The syntax is D000L<enter>. The Space character is actually a command as well, which dumps the hex value at the current address. So D000 L was setting the address pointer to D000, dumping that location and incrementing the pointer, THEN doing the L command.

Also, you can type D000L<enter> and then just L<enter> to continue the disassembly. Typing LLLLLLLLL<enter> will disassemble 9 pages of code. D000-FFFFL<enter> will disassemble the range. You can press any key to cancel during the dump.

I just picked $D000 as an arbitrary place to start. The Monitor with mini-assembler and help text takes up just over 4k.

D000-D013 is the IO code
D014-E11E is the monitor itself.
FF00-FF1A is the reset code.
FFFA-FFFF is the vector table.

You can change the *= $D000 to *= $ED00 and it will work just fine.

If you comment out the *= $FF00 line at the start of the reset code, you can start to program $EE00.
Removing the Help Text will get it down to $0BBA in size (under 3k)
Removing the mini assembler & help text gets it down to $0870 (just over 2k).

I hope that helps.

Daryl

_________________
Please visit my website -> https://sbc.rictor.org/

I poked around a bit more after I made my post and realized that the code definitely wasn't 12k in size. From the code you sent to me, I found out the main part of the code ran from D000-E120h [which is just over 4k in size] The thing I'm a bit curious about right now.. is how is the terminal screen 'mapped' to what I see in the computer? Is there a section of ram that's being used as a 2000 byte (80x25 characters) screen buffer? or is the "Set IO memory area active starting at $C000" line meant to utilize a psuedo-serial device built-in to the emulator?

I do get the 'use your own routines' bit in regards to the I/O. If i wanted to use a specific I/O chip, I'd probably initialize it in the anti-zero-page (FF page) initialization routine before dropping into the monitor code. Also, if i wanted to use bank-switched RAM anywhere, and was using the data latched off of a memory write to the ROM memory, like a 'write' to FFFF would latch the data lines into an 8-bit latch. I would also insert that into the code at the anti-zero-page.

I'm glad you're trying to help me 'cram' the assembler and monitor into a small amount of memory.. but just over 4k of space.. is good enough for me at the moment. It gives me nearly 4k of ROM-space to add routines and such of my own design in the future! Well maybe 3.5k or so but eh, i'm not nit-picking. That's plenty of room to say.. add an I2C read/write routine or two.. to facilitate reading and writing.. and maybe in the future SAVING of memory/programs/data to small I2C EEPROMS.

Yes to this - "Set IO memory area active starting at $C000" line meant to utilize a psuedo-serial device built-in to the emulator?
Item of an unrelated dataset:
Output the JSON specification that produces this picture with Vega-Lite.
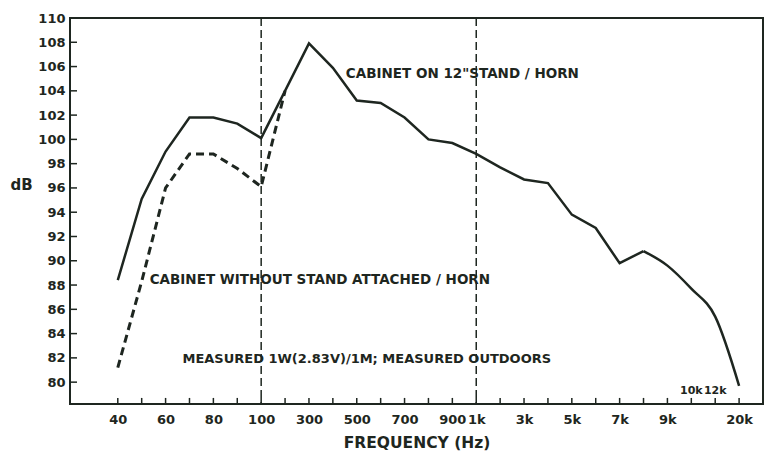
{
  "$schema": "https://vega.github.io/schema/vega-lite/v6.json",
  "width": 693,
  "height": 386,
  "autosize": {"type": "none"},
  "padding": {"left": 70, "top": 18, "right": 1, "bottom": 48},
  "background": "white",
  "config": {
    "font": "DejaVu Sans",
    "view": {"stroke": "#1e2620", "strokeWidth": 2},
    "axis": {
      "grid": false,
      "domain": false,
      "ticks": false,
      "tickSize": 0,
      "labelOverlap": false,
      "labelSeparation": 0,
      "labelColor": "#1e2620",
      "labelFont": "DejaVu Sans",
      "labelFontWeight": "bold",
      "labelFontSize": 13,
      "titleColor": "#1e2620",
      "titleFont": "DejaVu Sans",
      "titleFontWeight": "bold"
    },
    "axisY": {"labelOverlap": false, "tickCount": 16},
    "text": {"font": "DejaVu Sans", "fontWeight": "bold", "color": "#1e2620"}
  },
  "datasets": {
    "curves": [
      {"hz": 40, "db": 88.4, "series": "stand"},
      {"hz": 50, "db": 95.1, "series": "stand"},
      {"hz": 60, "db": 99.0, "series": "stand"},
      {"hz": 70, "db": 101.8, "series": "stand"},
      {"hz": 80, "db": 101.8, "series": "stand"},
      {"hz": 90, "db": 101.3, "series": "stand"},
      {"hz": 100, "db": 100.1, "series": "stand"},
      {"hz": 200, "db": 104.0, "series": "stand"},
      {"hz": 300, "db": 107.9, "series": "stand"},
      {"hz": 400, "db": 105.9, "series": "stand"},
      {"hz": 500, "db": 103.2, "series": "stand"},
      {"hz": 600, "db": 103.0, "series": "stand"},
      {"hz": 700, "db": 101.8, "series": "stand"},
      {"hz": 800, "db": 100.0, "series": "stand"},
      {"hz": 900, "db": 99.7, "series": "stand"},
      {"hz": 1000, "db": 98.8, "series": "stand"},
      {"hz": 2000, "db": 97.7, "series": "stand"},
      {"hz": 3000, "db": 96.7, "series": "stand"},
      {"hz": 4000, "db": 96.4, "series": "stand"},
      {"hz": 5000, "db": 93.8, "series": "stand"},
      {"hz": 6000, "db": 92.7, "series": "stand"},
      {"hz": 7000, "db": 89.8, "series": "stand"},
      {"hz": 8000, "db": 90.8, "series": "stand"},
      {"hz": 9000, "db": 89.6, "series": "stand"},
      {"hz": 10000, "db": 87.7, "series": "stand"},
      {"hz": 12000, "db": 85.4, "series": "stand"},
      {"hz": 20000, "db": 79.7, "series": "stand"},
      {"hz": 40, "db": 81.2, "series": "nostand"},
      {"hz": 50, "db": 88.3, "series": "nostand"},
      {"hz": 60, "db": 96.0, "series": "nostand"},
      {"hz": 70, "db": 98.8, "series": "nostand"},
      {"hz": 80, "db": 98.8, "series": "nostand"},
      {"hz": 90, "db": 97.6, "series": "nostand"},
      {"hz": 100, "db": 96.1, "series": "nostand"},
      {"hz": 200, "db": 104.0, "series": "nostand"}
    ],
    "marks": [{"hz": 100}, {"hz": 1000}],
    "xticks": [
      {"hz": 40}, {"hz": 50}, {"hz": 60}, {"hz": 70}, {"hz": 80}, {"hz": 90}, {"hz": 100},
      {"hz": 200}, {"hz": 300}, {"hz": 400}, {"hz": 500}, {"hz": 600}, {"hz": 700}, {"hz": 800}, {"hz": 900},
      {"hz": 1000}, {"hz": 2000}, {"hz": 3000}, {"hz": 4000}, {"hz": 5000}, {"hz": 6000}, {"hz": 7000},
      {"hz": 8000}, {"hz": 9000}, {"hz": 10000}, {"hz": 12000}, {"hz": 20000}
    ],
    "yticks": [
      {"db": 80}, {"db": 82}, {"db": 84}, {"db": 86}, {"db": 88}, {"db": 90}, {"db": 92}, {"db": 94},
      {"db": 96}, {"db": 98}, {"db": 100}, {"db": 102}, {"db": 104}, {"db": 106}, {"db": 108}
    ],
    "notes": [
      {"id": "stand", "hz": 400, "db": 105.4, "label": "CABINET ON 12\"STAND / HORN"},
      {"id": "nostand", "hz": 50, "db": 88.4, "label": "CABINET WITHOUT STAND ATTACHED / HORN"},
      {"id": "measured", "hz": 70, "db": 81.9, "label": "MEASURED 1W(2.83V)/1M; MEASURED OUTDOORS"},
      {"id": "hf", "hz": 10000, "db": 79.25, "label": "10k"},
      {"id": "hf", "hz": 12000, "db": 79.25, "label": "12k"}
    ]
  },
  "layer": [
    {
      "data": {"name": "curves"},
      "transform": [{"filter": "datum.series == 'stand' && datum.hz <= 8000"}],
      "mark": {"type": "line", "color": "#1e2620", "strokeWidth": 2.5, "strokeJoin": "miter"},
      "encoding": {
        "x": {
          "field": "hz", "type": "ordinal",
          "scale": {"type": "point", "padding": 0, "domain": [20, 30, 40, 50, 60, 70, 80, 90, 100, 200, 300, 400, 500, 600, 700, 800, 900, 1000, 2000, 3000, 4000, 5000, 6000, 7000, 8000, 9000, 10000, 12000, 20000, 30000]},
          "axis": {
            "title": "FREQUENCY (Hz)",
            "titleFontSize": 15.5,
            "titlePadding": 9,
            "values": [40, 60, 80, 100, 300, 500, 700, 900, 1000, 3000, 5000, 7000, 9000, 20000],
            "labelExpr": "datum.value >= 1000 ? (datum.value/1000) + 'k' : datum.value + ''",
            "labelOverlap": false,
            "labelAngle": 0,
            "labelPadding": 9
          }
        },
        "y": {
          "field": "db", "type": "quantitative",
          "scale": {"domain": [78.2, 110], "nice": false, "zero": false},
          "axis": {
            "title": "dB",
            "titleFontSize": 15,
            "titleAngle": 0,
            "titleAlign": "center",
            "titleBaseline": "middle",
            "titleX": -49,
            "titleY": 166,
            "values": [80, 82, 84, 86, 88, 90, 92, 94, 96, 98, 100, 102, 104, 106, 108, 110],
            "labelOverlap": false,
            "labelPadding": 5
          }
        }
      }
    },
    {
      "data": {"name": "curves"},
      "transform": [{"filter": "datum.series == 'stand' && datum.hz >= 8000"}],
      "mark": {"type": "line", "color": "#1e2620", "strokeWidth": 2.5, "interpolate": "monotone"},
      "encoding": {
        "x": {"field": "hz", "type": "ordinal"},
        "y": {"field": "db", "type": "quantitative"}
      }
    },
    {
      "data": {"name": "curves"},
      "transform": [{"filter": "datum.series == 'nostand'"}],
      "mark": {"type": "line", "color": "#1e2620", "strokeWidth": 3, "strokeDash": [8, 5]},
      "encoding": {
        "x": {"field": "hz", "type": "ordinal"},
        "y": {"field": "db", "type": "quantitative"}
      }
    },
    {
      "data": {"name": "marks"},
      "mark": {"type": "rule", "color": "#1e2620", "strokeWidth": 1.5, "strokeDash": [8, 4]},
      "encoding": {
        "x": {"field": "hz", "type": "ordinal"}
      }
    },
    {
      "data": {"name": "xticks"},
      "mark": {"type": "rule", "color": "#1e2620", "strokeWidth": 1.5},
      "encoding": {
        "x": {"field": "hz", "type": "ordinal"},
        "y": {"datum": 78.2, "type": "quantitative"},
        "y2": {"datum": 78.7}
      }
    },
    {
      "data": {"name": "yticks"},
      "mark": {"type": "rule", "color": "#1e2620", "strokeWidth": 1.5, "x2Offset": 7},
      "encoding": {
        "y": {"field": "db", "type": "quantitative"},
        "x": {"datum": 20, "type": "ordinal"},
        "x2": {"datum": 20}
      }
    },
    {
      "data": {"name": "notes"},
      "transform": [{"filter": "datum.id == 'stand'"}],
      "mark": {"type": "text", "align": "left", "baseline": "middle", "fontSize": 13.5, "dx": 13},
      "encoding": {
        "x": {"field": "hz", "type": "ordinal"},
        "y": {"field": "db", "type": "quantitative"},
        "text": {"field": "label"}
      }
    },
    {
      "data": {"name": "notes"},
      "transform": [{"filter": "datum.id == 'nostand'"}],
      "mark": {"type": "text", "align": "left", "baseline": "middle", "fontSize": 13.5, "dx": 8},
      "encoding": {
        "x": {"field": "hz", "type": "ordinal"},
        "y": {"field": "db", "type": "quantitative"},
        "text": {"field": "label"}
      }
    },
    {
      "data": {"name": "notes"},
      "transform": [{"filter": "datum.id == 'measured'"}],
      "mark": {"type": "text", "align": "left", "baseline": "middle", "fontSize": 13, "dx": -7},
      "encoding": {
        "x": {"field": "hz", "type": "ordinal"},
        "y": {"field": "db", "type": "quantitative"},
        "text": {"field": "label"}
      }
    },
    {
      "data": {"name": "notes"},
      "transform": [{"filter": "datum.id == 'hf'"}],
      "mark": {"type": "text", "align": "center", "baseline": "middle", "fontSize": 11},
      "encoding": {
        "x": {"field": "hz", "type": "ordinal"},
        "y": {"field": "db", "type": "quantitative"},
        "text": {"field": "label"}
      }
    }
  ]
}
There is no screen buffer in the Monitor code.

Glad to help!

Daryl

_________________
Please visit my website -> https://sbc.rictor.org/

Alright... I know I might sound/seem like a persnickety type.. but I'm up for a bit of a challenge. I did a quick side-by-side comparison of the two source codes.. and the mixed-case-ness is something i wish i could help out with. First off, what version of TASM would I need to get so i could check/vet out the case-ness of the original code, and secondly, I noticed that you removed bits of the from-the-website code that pointed towards 'basic'. Any chance that you could send me a copy of the 'full' code, that includes the basic interperter? I could easily figure out what bits were modded using the side-by-side editing text-comparison software, and also possibly fix the mixey case at the same time.